Deux procès soulignent les menaces sur la liberté de la presse

Le journaliste algérien Khaled Drareni (à gauche) et le journaliste marocain Omar Radi (à droite), visés en 2020 par des poursuites dans leurs pays respectifs. © Privé (photo de Drareni) - © Fanny Hedenmo (photo de Radi)

Le Maroc et l’Algérie, pays voisins et rivaux, sont séparés par une des frontières terrestres fermées les plus longues du monde, sont en perpétuelle compétition diplomatique, et s’insultent mutuellement chaque jour dans des médias proches des autorités.

Pourtant, les poursuites judiciaires récemment engagées contre des journalistes mettent en lumière un point que les deux pays ont en commun depuis fort longtemps. La constitution algérienne, de même que la loi sur la presse marocaine de 2016, ont beau claironner qu’aucun délit de presse ne saurait être passible de prison, les deux États viennent d’accabler des journalistes connus par tous les moyens judiciaires, tout en prétendant respecter la liberté de la presse. Le mode opératoire du Maroc est de lancer une kyrielle d’accusations criminelles contre le journaliste ciblé, tandis que les autorités algériennes préfèrent recourir à des délits que le code pénal définit de façon très vague.

Le 3 août, un tribunal d’Alger a jugé Khaled Drareni, en prison depuis mars, pour « atteinte à l’intégrité nationale » et « provocation à attroupement illégal ». Le procureur a requis quatre ans de prison ; le verdict est attendu pour le 10 août.

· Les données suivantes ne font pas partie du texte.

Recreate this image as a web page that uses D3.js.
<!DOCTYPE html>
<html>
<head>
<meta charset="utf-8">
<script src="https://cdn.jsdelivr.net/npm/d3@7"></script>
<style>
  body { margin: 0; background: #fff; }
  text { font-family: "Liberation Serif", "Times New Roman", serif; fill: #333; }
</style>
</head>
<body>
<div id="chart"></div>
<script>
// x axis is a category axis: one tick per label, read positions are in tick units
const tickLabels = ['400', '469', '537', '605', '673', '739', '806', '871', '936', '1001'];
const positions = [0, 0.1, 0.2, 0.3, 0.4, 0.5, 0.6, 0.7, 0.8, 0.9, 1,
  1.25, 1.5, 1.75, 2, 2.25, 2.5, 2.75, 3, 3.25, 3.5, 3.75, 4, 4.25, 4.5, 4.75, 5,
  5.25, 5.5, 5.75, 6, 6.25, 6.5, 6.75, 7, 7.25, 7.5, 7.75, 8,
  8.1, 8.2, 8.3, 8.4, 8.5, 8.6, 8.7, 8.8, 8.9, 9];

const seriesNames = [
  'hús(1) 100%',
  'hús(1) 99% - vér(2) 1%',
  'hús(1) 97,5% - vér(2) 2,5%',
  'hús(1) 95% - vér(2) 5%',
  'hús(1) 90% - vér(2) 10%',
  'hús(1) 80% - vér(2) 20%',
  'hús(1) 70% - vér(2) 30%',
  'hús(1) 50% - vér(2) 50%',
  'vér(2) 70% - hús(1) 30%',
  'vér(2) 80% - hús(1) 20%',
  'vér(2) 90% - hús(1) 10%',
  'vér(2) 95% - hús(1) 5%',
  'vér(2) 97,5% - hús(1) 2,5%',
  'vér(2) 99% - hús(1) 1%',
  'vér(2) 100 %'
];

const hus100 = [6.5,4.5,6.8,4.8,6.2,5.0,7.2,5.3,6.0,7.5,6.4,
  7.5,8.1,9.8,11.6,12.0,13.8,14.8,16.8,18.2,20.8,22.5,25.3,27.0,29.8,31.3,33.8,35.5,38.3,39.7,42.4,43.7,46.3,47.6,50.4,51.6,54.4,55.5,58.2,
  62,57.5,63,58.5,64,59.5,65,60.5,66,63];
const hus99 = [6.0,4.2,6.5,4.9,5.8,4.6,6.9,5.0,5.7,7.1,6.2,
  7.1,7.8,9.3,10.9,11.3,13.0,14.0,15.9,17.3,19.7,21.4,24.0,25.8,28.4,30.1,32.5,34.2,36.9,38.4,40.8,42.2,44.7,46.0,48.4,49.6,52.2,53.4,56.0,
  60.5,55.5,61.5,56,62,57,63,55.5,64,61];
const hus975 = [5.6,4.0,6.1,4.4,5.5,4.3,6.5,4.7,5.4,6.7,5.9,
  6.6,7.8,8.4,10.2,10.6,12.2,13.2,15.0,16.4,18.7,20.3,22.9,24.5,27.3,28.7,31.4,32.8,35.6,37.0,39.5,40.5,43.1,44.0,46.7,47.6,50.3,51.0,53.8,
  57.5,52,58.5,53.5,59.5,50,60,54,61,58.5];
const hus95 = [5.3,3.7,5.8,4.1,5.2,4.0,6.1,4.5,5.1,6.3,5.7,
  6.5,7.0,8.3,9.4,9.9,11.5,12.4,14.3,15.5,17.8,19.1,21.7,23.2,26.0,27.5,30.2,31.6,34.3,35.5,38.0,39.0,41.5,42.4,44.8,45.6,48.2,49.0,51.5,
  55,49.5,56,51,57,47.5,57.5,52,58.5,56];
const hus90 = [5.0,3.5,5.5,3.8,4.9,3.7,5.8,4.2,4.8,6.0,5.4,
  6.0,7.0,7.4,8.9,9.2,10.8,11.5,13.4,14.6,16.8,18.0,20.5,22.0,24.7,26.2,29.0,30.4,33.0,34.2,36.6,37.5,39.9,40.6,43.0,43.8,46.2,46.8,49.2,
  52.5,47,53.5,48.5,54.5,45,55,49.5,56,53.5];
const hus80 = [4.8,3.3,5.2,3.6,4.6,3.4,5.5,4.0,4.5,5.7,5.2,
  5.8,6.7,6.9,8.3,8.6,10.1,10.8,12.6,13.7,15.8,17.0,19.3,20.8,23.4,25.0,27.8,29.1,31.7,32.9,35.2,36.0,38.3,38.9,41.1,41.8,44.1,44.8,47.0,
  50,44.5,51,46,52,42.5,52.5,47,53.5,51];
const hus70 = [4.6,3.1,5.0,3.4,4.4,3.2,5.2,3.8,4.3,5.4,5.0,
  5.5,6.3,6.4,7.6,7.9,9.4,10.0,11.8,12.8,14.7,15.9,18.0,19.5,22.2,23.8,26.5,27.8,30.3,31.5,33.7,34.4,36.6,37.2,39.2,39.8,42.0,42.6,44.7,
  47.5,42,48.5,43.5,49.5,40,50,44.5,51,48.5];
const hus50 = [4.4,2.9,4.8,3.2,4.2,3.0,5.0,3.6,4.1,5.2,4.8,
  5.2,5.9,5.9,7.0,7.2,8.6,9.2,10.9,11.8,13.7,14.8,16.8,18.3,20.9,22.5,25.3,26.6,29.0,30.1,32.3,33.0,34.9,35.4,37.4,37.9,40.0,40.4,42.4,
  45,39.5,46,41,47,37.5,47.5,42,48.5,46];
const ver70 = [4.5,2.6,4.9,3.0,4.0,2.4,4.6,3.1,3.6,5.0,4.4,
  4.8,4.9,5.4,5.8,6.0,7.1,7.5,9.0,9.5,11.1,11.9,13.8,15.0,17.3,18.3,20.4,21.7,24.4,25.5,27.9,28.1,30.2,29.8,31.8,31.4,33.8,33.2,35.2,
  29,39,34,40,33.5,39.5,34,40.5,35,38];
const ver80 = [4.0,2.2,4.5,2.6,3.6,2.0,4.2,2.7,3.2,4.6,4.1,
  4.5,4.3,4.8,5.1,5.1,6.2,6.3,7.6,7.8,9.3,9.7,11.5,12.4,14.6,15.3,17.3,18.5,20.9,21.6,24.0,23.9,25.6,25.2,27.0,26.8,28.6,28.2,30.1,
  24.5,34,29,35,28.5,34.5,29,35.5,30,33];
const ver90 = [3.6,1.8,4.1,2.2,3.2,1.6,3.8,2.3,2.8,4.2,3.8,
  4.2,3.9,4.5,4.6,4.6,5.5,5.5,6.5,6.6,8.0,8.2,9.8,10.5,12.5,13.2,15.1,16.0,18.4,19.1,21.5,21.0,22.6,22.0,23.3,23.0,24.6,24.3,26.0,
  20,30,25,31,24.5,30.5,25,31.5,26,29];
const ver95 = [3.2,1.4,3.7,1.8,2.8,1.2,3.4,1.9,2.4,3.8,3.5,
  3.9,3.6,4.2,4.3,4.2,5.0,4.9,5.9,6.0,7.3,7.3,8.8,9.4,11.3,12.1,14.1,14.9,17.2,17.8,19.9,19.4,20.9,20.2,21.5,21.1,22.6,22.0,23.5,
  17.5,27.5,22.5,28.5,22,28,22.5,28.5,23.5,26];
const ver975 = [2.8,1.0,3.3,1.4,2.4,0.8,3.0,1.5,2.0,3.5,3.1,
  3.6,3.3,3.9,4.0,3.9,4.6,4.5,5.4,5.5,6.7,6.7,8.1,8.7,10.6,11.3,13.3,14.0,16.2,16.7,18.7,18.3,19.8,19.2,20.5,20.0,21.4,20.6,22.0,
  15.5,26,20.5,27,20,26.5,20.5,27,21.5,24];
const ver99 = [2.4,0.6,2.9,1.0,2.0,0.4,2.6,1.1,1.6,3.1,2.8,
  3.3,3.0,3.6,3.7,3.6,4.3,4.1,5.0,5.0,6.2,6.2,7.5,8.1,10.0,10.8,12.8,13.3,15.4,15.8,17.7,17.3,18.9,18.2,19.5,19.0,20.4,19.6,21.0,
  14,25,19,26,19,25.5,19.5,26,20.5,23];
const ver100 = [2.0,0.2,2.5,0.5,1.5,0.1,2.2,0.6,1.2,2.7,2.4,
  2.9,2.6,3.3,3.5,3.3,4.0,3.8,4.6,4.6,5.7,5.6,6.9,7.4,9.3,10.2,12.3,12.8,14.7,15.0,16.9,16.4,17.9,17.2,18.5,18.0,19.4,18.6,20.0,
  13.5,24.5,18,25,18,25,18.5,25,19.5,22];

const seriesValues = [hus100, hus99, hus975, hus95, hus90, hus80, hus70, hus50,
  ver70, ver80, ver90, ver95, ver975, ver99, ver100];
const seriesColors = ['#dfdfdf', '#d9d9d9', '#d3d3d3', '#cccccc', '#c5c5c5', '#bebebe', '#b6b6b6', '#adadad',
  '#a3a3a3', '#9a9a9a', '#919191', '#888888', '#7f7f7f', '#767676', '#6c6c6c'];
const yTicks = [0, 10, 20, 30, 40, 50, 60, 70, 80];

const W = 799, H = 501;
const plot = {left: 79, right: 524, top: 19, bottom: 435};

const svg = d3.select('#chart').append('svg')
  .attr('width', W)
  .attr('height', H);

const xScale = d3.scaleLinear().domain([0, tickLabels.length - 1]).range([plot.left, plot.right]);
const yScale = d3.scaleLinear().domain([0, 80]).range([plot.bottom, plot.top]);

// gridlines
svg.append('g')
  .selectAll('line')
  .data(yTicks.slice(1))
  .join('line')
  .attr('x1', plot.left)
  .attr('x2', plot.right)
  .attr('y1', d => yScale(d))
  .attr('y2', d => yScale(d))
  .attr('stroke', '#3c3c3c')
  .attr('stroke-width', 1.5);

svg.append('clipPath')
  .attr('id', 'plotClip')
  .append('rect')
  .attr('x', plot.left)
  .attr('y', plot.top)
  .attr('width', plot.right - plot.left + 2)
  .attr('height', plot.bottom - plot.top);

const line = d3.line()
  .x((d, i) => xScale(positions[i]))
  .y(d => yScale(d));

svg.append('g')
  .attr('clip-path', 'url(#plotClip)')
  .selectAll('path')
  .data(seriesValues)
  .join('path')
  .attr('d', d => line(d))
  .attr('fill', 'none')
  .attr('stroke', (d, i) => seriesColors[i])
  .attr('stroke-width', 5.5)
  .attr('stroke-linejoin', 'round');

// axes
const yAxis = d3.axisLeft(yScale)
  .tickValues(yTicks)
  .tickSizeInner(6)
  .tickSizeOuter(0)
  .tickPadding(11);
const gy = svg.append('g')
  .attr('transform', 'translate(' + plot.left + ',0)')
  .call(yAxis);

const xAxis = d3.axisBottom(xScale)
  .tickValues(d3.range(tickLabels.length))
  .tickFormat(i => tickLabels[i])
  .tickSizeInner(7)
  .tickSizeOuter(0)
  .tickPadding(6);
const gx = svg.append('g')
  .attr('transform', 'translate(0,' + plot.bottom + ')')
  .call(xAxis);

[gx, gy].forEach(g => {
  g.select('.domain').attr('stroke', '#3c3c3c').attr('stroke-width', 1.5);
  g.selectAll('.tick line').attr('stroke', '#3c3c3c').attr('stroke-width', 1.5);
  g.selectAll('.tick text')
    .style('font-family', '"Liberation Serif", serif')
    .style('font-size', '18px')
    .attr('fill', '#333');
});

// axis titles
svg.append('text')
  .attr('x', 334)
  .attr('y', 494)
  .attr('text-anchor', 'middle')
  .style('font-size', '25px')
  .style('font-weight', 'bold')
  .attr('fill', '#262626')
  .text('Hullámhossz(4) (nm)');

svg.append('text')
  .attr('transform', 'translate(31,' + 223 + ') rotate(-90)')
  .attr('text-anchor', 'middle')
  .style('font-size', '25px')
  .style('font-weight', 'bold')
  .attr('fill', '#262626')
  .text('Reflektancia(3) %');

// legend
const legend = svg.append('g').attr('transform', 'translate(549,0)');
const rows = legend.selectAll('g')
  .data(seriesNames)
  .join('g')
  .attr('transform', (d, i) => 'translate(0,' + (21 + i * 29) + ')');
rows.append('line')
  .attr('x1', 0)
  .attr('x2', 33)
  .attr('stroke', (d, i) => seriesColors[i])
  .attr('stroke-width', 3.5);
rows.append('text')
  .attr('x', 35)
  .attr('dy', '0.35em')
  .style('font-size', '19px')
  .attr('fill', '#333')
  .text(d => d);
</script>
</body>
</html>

A Casablanca, les autorités ont emprisonné Omar Radi le 29 juillet, après l’avoir interrogé à 12 reprises en quatre semaines. Il est prévu qu’il comparaisse devant un juge d’instruction le 22 septembre, sous les inculpations d’atteinte à la sûreté extérieure de l’État à travers des relations avec des agents étrangers, d’atteinte à la sûreté intérieure de l’État à travers la réception de fonds étrangers, ainsi que de viol.

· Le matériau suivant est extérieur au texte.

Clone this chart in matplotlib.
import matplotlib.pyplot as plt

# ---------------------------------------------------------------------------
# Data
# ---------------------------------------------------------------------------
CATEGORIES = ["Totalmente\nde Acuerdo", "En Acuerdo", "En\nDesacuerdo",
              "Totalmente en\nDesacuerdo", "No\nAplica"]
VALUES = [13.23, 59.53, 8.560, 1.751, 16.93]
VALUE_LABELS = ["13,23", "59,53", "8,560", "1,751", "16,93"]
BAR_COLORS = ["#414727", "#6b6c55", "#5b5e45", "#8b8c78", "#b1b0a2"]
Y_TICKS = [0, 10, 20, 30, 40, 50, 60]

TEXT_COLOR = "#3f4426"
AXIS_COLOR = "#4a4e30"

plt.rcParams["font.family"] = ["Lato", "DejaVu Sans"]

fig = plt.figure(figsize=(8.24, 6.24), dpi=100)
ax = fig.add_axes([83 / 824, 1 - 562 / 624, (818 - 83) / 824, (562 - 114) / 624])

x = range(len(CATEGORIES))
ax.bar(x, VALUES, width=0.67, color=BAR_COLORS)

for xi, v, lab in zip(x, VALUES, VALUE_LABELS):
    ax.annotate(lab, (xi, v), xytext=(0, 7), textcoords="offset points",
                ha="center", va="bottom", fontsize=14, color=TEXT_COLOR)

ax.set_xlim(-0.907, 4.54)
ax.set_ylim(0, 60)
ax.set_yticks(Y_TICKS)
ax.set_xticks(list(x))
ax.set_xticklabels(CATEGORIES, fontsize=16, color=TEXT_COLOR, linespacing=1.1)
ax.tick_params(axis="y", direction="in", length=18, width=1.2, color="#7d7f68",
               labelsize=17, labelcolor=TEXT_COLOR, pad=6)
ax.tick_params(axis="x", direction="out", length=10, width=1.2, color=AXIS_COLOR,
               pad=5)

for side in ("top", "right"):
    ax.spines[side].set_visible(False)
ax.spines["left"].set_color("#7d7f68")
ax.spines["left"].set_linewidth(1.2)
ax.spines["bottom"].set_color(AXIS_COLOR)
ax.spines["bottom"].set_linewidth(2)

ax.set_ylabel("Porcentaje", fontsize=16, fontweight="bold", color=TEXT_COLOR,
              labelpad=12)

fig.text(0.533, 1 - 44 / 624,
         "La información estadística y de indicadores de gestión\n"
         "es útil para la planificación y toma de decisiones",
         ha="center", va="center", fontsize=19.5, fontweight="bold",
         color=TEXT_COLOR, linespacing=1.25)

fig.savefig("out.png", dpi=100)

Drareni, qui est correspondant à Alger de TV5 Monde et de Reporters sans frontières, mais aussi cofondateur de casbah-tribune.com, semble avoir irrité les autorités par sa façon de couvrir le Hirak, un mouvement de protestation toujours en cours. Il a publié sur les médias sociaux des vidéos des manifestations hebdomadaires massives réclamant des réformes politiques qui, au printemps 2019, avaient forcé le président Abdelaziz Bouteflika à démissionner. Or les publications de Khaled Drareni, qui documentent extensivement et pacifiquement le mouvement Hirak sur Facebook et Twitter, où il est suivi par 140 000 personnes, constituent l’essentiel des preuves à charge contre lui, ont confié ses avocats à Human Rights Watch.

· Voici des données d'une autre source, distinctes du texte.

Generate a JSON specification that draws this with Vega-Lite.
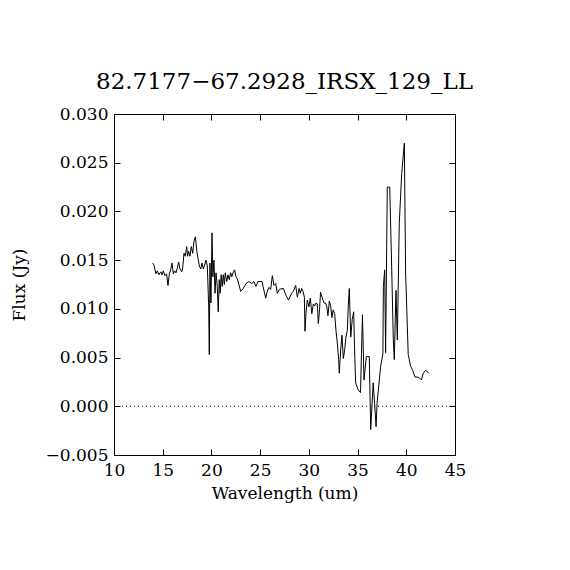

Quant à Omar Radi, qui enquête sur des sujets comme la prédation foncière ou la corruption de l’État, il y avait longtemps que les autorités marocaines affutaient leurs armes contre lui. En juin, Amnesty International a révélé que le téléphone de Radi avait été infiltré par le logiciel espion Pegasus ; les autorités ont nié toute implication. En mars, un tribunal lui a infligé une peine de quatre mois de prison avec sursis pour un tweet publié un an plus tôt, critiquant un juge pour les dures peines qu’il avait prononcées à l’encontre d’activistes.

Mais au vu de l’accumulation d’inculpations disparates, accompagnées d’une campagne de diffamation menée dans des médias réputés proches des services de sécurité marocains, les poursuites contre Omar Radi ont tout l’air d’une tentative pour le briser et intimider d’autres dissidents. Cela dit, l’allégation de viol devra être traitée sérieusement et faire l’objet d’une enquête approfondie et équitable, surtout dans le contexte d’une affaire aussi politisée, où les observateurs pourraient tirer des conclusions hâtives.

Les autorités algériennes et marocaines s’opposent certainement dans beaucoup de domaines. Mais pour ce qui est de détester les journalistes et commentateurs qui osent s’exprimer librement, elles sont sur la même longueur d’onde.